しかし、その考え方が行きすぎてしまうと、言論弾圧や言葉狩りといった事態に発展してしまう恐れがあるのです。実際、下記のようなことが起こっています。
- 近年のアメリカでは、宗教を肯定してしまうという配慮からテレビなどのメディアでは、クリスマスの日は「メリークリスマス」ではなく、「シーズンズ・グリーティング」(季節のあいさつ)を用いている
- 行きすぎた配慮は見えない圧力となり、メディアが萎縮してしまう原因にもなっている
- 個人の意図しない発言すらも批判を浴びる恐れがあり、社会全体に窮屈さを感じてしまう
ポリティカルコレクトネスとポリコレ棒
ポリティカルコレクトネスの運動に対して、ネットを中心に一部の人たちから「ポリコレ棒」という言葉がスラング的に用いられています。
- 少しでもポリティカルコレクトネスに対して反論した人を叩く
- 何気ない発言に対して、「差別的だ」と過剰に批判を浴びせる
など、ポリティカルコレクトネスという概念を振りかざして、むやみに他人を叩く人が増えています。このことから「ポリコレは人を叩くための棒だ」といわれるようになり、近年では「ポリコレ棒」と呼ばれるようになりました。
いくら社会的公平・社会的正義のためとはいえ、行きすぎてしまうと、かえって反発を招く場合があります。ポリティカルコレクトネスは社会的弱者やマイノリティなどを守るため、差別や偏見をなくすための運動。人を不用意に攻撃するためのものではありません。
トランプ氏とポリティカルコレクトネス
2016年の米国の大統領選挙で、過激な発言を繰り広げていたトランプ氏が勝利し、本国のみにとどまらず世界中に衝撃を与えました。
トランプ氏は。「不法移民の流入に反対」「メキシコとの国境に壁を建設」「イスラム教徒に対する米入国一時禁止」など、ポリティカルコレクトネスの概念からかけ離れた公約を打ち立てていました。
そのトランプ氏が勝利した要因には、
- 米国内で先鋭化しすぎたポリティカルコレクトネスに対して、窮屈さや疲れを感じている国民が多くいた
- ポリティカルコレクトネスに真っ向から反論したトランプ氏は、予想以上に多くの国民から歓迎された
などが挙げられています。過剰に行きすぎたポリティカルコレクトネスがトランプ氏を大統領にまで押し上げてしまったといわれているのです。
ボストンの美術館で起こった抗議
2015年夏、ボストンの美術館にて、赤い着物と扇子が描かれたモネの絵画「ラジャポネーズ」展示前で、来場者が本物の着物を着て同じポーズを取ることができるというイベントが催されました。

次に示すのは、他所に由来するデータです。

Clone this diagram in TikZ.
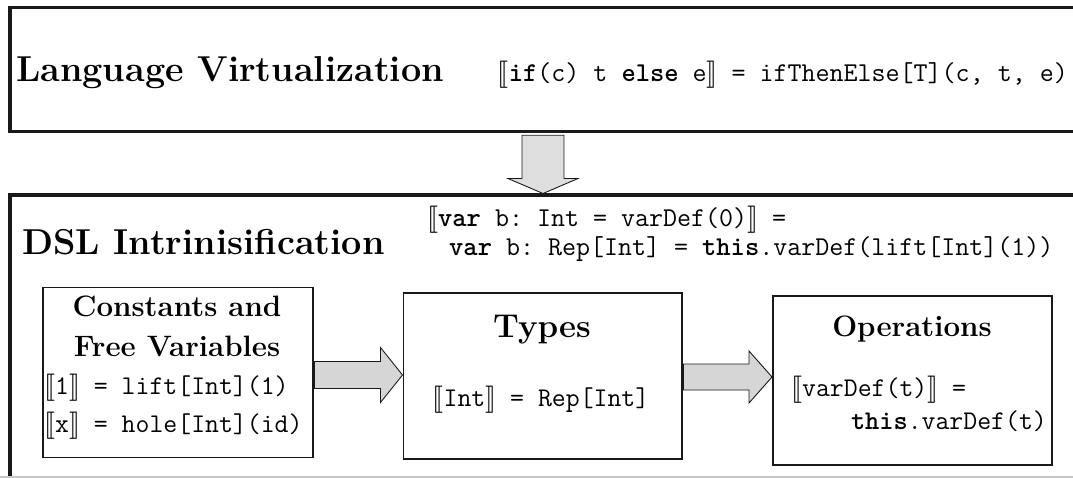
\documentclass[tikz,border=0pt]{standalone}
\usepackage{fontspec}
\usepackage{stmaryrd}
\usepackage{graphicx}
\usetikzlibrary{calc}

\definecolor{ink}{gray}{0.1}
\definecolor{arrowfill}{gray}{0.84}
\definecolor{downfill}{gray}{0.87}
\definecolor{edgegray}{gray}{0.78}

% semantic brackets, scaled to the code font
\newcommand{\lbr}{\scalebox{2.72}{\fontsize{10}{12}\selectfont$\llbracket$}}
\newcommand{\rbr}{\scalebox{2.72}{\fontsize{10}{12}\selectfont$\rrbracket$}}

\tikzset{
  frame/.style={draw=ink, line width=3.5pt, inner sep=0},
  ibox/.style={draw=ink, line width=1.6pt, inner sep=0},
  blk/.style={draw=ink, line width=0.9pt, fill=arrowfill, line join=miter},
  ttl/.style={font=\fontsize{36}{40}\selectfont\bfseries, anchor=base west, inner sep=0},
  hd/.style={font=\fontsize{29.5}{32}\selectfont\bfseries, anchor=base, inner sep=0},
  code/.style={font=\fontsize{27.2}{28}\selectfont\ttfamily\frenchspacing, inner sep=0},
  bcode/.style={font=\fontsize{27}{28}\selectfont\ttfamily\frenchspacing, inner sep=0},
}

\begin{document}
\begin{tikzpicture}[x=1pt,y=-1pt]
\useasboundingbox (0,0) rectangle (1073,478);
\clip (0,0) rectangle (1073,478);

% stage frames
\node[frame, anchor=north west, minimum width=1100, minimum height=124] (virt) at (8,6) {};
\node[frame, anchor=north west, minimum width=1100, minimum height=400] (intr) at (8,193.5) {};
\draw[edgegray, line width=1.2pt] (0,477) -- (1073,477);

% language virtualization
\node[ttl] (lvt) at (16,82) {Language Virtualization};
\node[code, anchor=base east] (lvc) at (1068,82)
  {\lbr\textbf{if}(c) t \textbf{else} e\rbr{} = ifThenElse[T](c, t, e)};

% DSL intrinsification
\node[ttl] (dst) at (22,255) {DSL Intrinisification};
\node[code, anchor=base west] (dc1) at (427,227)
  {\lbr\textbf{var} b: Int = varDef(0)\rbr{} =};
\node[code, anchor=base west] (dc2) at (449,256)
  {\textbf{var} b: Rep[Int] = \textbf{this}.varDef(lift[Int](1))};

% inner boxes
\node[ibox, anchor=north west, minimum width=270, minimum height=170] (cfv) at (42,286.5) {};
\node[ibox, anchor=north west, minimum width=278.5, minimum height=166] (typ) at (402.5,292) {};
\node[ibox, anchor=north west, minimum width=279, minimum height=169] (ops) at (772,295) {};

\node[hd] (cfv1) at (177,316.5) {Constants and};
\node[hd] (cfv2) at (177,356) {Free Variables};
\node[bcode, anchor=base west] (cfv3) at (44,394) {\lbr1\rbr{} = lift[Int](1)};
\node[bcode, anchor=base west] (cfv4) at (44,432) {\lbr x\rbr{} = hole[Int](id)};

\node[font=\fontsize{33}{36}\selectfont\bfseries, anchor=base, inner sep=0] (typ1) at (542,337) {Types};
\node[bcode, anchor=base] (typ2) at (541,406) {\lbr Int\rbr{} = Rep[Int]};

\node[hd] (ops1) at (912,336) {Operations};
\node[bcode, anchor=base west] (ops2) at (791,396) {\lbr varDef(t)\rbr{} =};
\node[bcode, anchor=base east] (ops3) at (1047,429) {\textbf{this}.varDef(t)};

% block arrows
\coordinate (d0) at (virt.south -| 543,0);
\coordinate (d1) at (intr.north -| 543,0);
\draw[blk, fill=downfill] ($(d0)+(-21,1.8)$) -- ($(d1)+(-21,-15)$) -- ($(d1)+(-35,-15)$) -- (d1)
  -- ($(d1)+(35,-15)$) -- ($(d1)+(21,-15)$) -- ($(d0)+(21,1.8)$) -- cycle;

\coordinate (a1s) at (cfv.east |- 0,375);
\coordinate (a1e) at (typ.west |- 0,375);
\draw[blk] ($(a1s)+(0.8,-13.5)$) -- ($(a1e)+(-22,-13.5)$) -- ($(a1e)+(-22,-27.5)$) -- (a1e)
  -- ($(a1e)+(-22,27.5)$) -- ($(a1e)+(-22,13.5)$) -- ($(a1s)+(0.8,13.5)$) -- cycle;

\coordinate (a2s) at (typ.east |- 0,377);
\coordinate (a2e) at (ops.west |- 0,377);
\draw[blk] ($(a2s)+(0.8,-13)$) -- ($(a2e)+(-23,-13)$) -- ($(a2e)+(-23,-26)$) -- (a2e)
  -- ($(a2e)+(-23,26)$) -- ($(a2e)+(-23,13)$) -- ($(a2s)+(0.8,13)$) -- cycle;
\end{tikzpicture}
\end{document}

しかしアジア系米国人が「アジア人に対する性的フェチを助長する差別的行為」と抗議。それによって、イベントは会期途中で中止となったのです。
Gapの広告が炎上
2016年、米国のアパレルGapの子ども服の宣伝が不適切だと抗議を受けて、広告の出稿が中止されました。
4人の子どもがさまざまなポーズを取る中、白人の子どもが黒人の子どもの頭に腕を乗せて、押さえつけているようにも見受けられたのです。それにより、騒ぎとなってしまいました。
しかし、「たまたまそういう位置になっただけで、差別的な意図はないのでは?」という声もあり、ネットを中心に多くの人たちの間で議論が繰り広げられたのです。